Bisnis.com, JAKARTA — Lembaga pemeringkat Moody's Investors Service menetapkan peringkat Baa2 bagi obligasi Indonesia yang akan diterbitkan dalam mata uang yen Jepang.
Program penerbitan Samurai Bond itu telah diproses sejak 30 April dengan target dana penghimpunan 600 miliar yen. Moody's juga telah memberikan peringkat Baa2 untuk kelima drawdowns yang memiliki jatuh tempo mulai dari 3 tahun sampai 20 tahun.
"Hasil obligasi yang akan diterbitkan dalam program ini dimaksudkan untuk membiayai defisit anggaran dan untuk keperluan umum Pemerintah. Selain itu juga untuk mendanai program pemulihan virus corona," tulis Mood’s dalam laporannya, Kamis (9/7/2020).

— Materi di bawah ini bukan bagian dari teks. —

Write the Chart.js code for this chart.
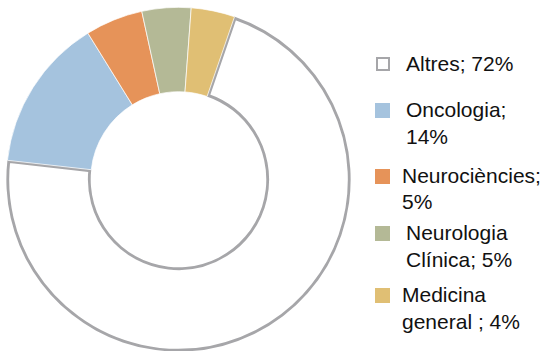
<!DOCTYPE html>
<html>
<head>
<meta charset="utf-8">
<script src="https://cdn.jsdelivr.net/npm/chart.js@4"></script>
<style>
  html, body { margin: 0; padding: 0; background: #fff; }
  body { width: 543px; height: 351px; position: relative; overflow: hidden; font-family: "Liberation Sans", Arial, sans-serif; }
  #wrap { position: absolute; left: 5.5px; top: 6.5px; width: 345px; height: 345px; }
  .lg-box { position: absolute; box-sizing: border-box; }
  .lg-text { position: absolute; font-size: 21px; line-height: 26.5px; color: #111; white-space: nowrap; }
</style>
</head>
<body>
<div id="wrap"><canvas id="c"></canvas></div>
<div id="legend"></div>
<script>
// ---- data ----
const categories = ['Altres', 'Oncologia', 'Neurociències', 'Neurologia Clínica', 'Medicina general'];
const values = [71.5, 14.4, 5.4, 4.6, 4.1];
const legendLines = [
  ['Altres; 72%'],
  ['Oncologia;', '14%'],
  ['Neurociències;', '5%'],
  ['Neurologia', 'Clínica; 5%'],
  ['Medicina', 'general ; 4%']
];

// ---- styles ----
const fillColors = ['#ffffff', '#a5c3de', '#e69359', '#b4b996', '#e0bf74'];
const lineColors = ['#a6a6a9', '#ffffff', '#ffffff', '#ffffff', '#ffffff'];
const lineWidths = [2.5, 0.7, 0.7, 0.7, 0.7];
const aligns = ['inner', 'center', 'center', 'center', 'center'];

new Chart(document.getElementById('c'), {
  type: 'doughnut',
  data: {
    labels: categories,
    datasets: [{
      data: values,
      backgroundColor: fillColors,
      borderColor: lineColors,
      borderWidth: lineWidths,
      borderAlign: aligns
    }]
  },
  options: {
    responsive: true,
    maintainAspectRatio: false,
    animation: false,
    rotation: 19,
    cutout: '51%',
    layout: { padding: 0 },
    plugins: { legend: { display: false }, tooltip: { enabled: false } }
  }
});

// ---- HTML legend ----
const legendLayout = {
  boxX: 375, boxSize: 15,
  textX: [406, 406, 402, 406, 402],
  baseline: [71.3, 117.7, 183.3, 240.5, 302.7],
  lineH: 26.5
};
const lg = document.getElementById('legend');
legendLines.forEach((lines, i) => {
  const b = legendLayout.baseline[i];
  const box = document.createElement('div');
  box.className = 'lg-box';
  box.style.left = legendLayout.boxX + 'px';
  box.style.top = (b - 14.5) + 'px';
  box.style.width = legendLayout.boxSize + 'px';
  box.style.height = legendLayout.boxSize + 'px';
  if (i === 0) {
    box.style.border = '2px solid #a6a6a9';
    box.style.background = '#fff';
    box.style.left = (legendLayout.boxX + 1) + 'px';
    box.style.width = '14px';
    box.style.height = '14px';
  } else {
    box.style.background = fillColors[i];
  }
  lg.appendChild(box);
  const t = document.createElement('div');
  t.className = 'lg-text';
  t.style.left = legendLayout.textX[i] + 'px';
  t.style.top = (b - 20.5) + 'px';
  t.innerHTML = lines.join('<br>');
  lg.appendChild(t);
});
</script>
</body>
</html>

Sebagai informasi, peringkat Baa2 mencerminkan bahwa Pemerintah Indonesia memiliki prospek stabil. Moody's menilai Indonesia memiliki kebijakan ekonomi makro yang stabil serta tahan terhadap guncangan. Selain itu, didukung oleh defisit fiskal yang kecil dan pemerintahan yang rendah rasio utang.
Prospek yang stabil mencerminkan risiko yang seimbang di Baa2. Moody's menggabungkan risiko dari tantangan politik hingga reformasi ekonomi, fiskal dan peraturan yang luas yang kemungkinan akan berdampak negatif.
Di sisi lain, Moody's juga mempertimbangkan katalis positif berupa potensi peningkatan daya saing sebagai hasil dari penerapan reformasi yang efektif.
Baca Juga
Meski demikian, kasus-kasus virus korona yang dilaporkan di Indonesia telah meningkat dengan pesat selama beberapa bulan terakhir yang memicu penutupan dan penguncian di seluruh Tanah Air. Hal ini menjadi pukulan berat bagi industri pariwisata yang akan berimbas pada pertumbuhan ekonomi negara.
Meskipun mengumumkan stimulus moneter dan fiskal, tetapi efek pada pasar keuangan sangat parah. Sementara itu, orang Indonesia mengalami defisit transaksi berjalan dan anggaran yang rendah, penghindaran risiko berkepanjangan juga akan membebani keterjangkauan utang yang sudah lemah dan menguji buffer eksternal.
Moody's menilai investasi non-residen yang cukup besar di Indonesia membuat arus masuk modal menjadi naik turun yang diperkuat selama masa pandemi.
"Ini memiliki efek ekonomi secara luas. Profil kredit korporasi yang lemah karena pembayaran hutang dapat merusak kualitas aset bank," tulis Moody’s.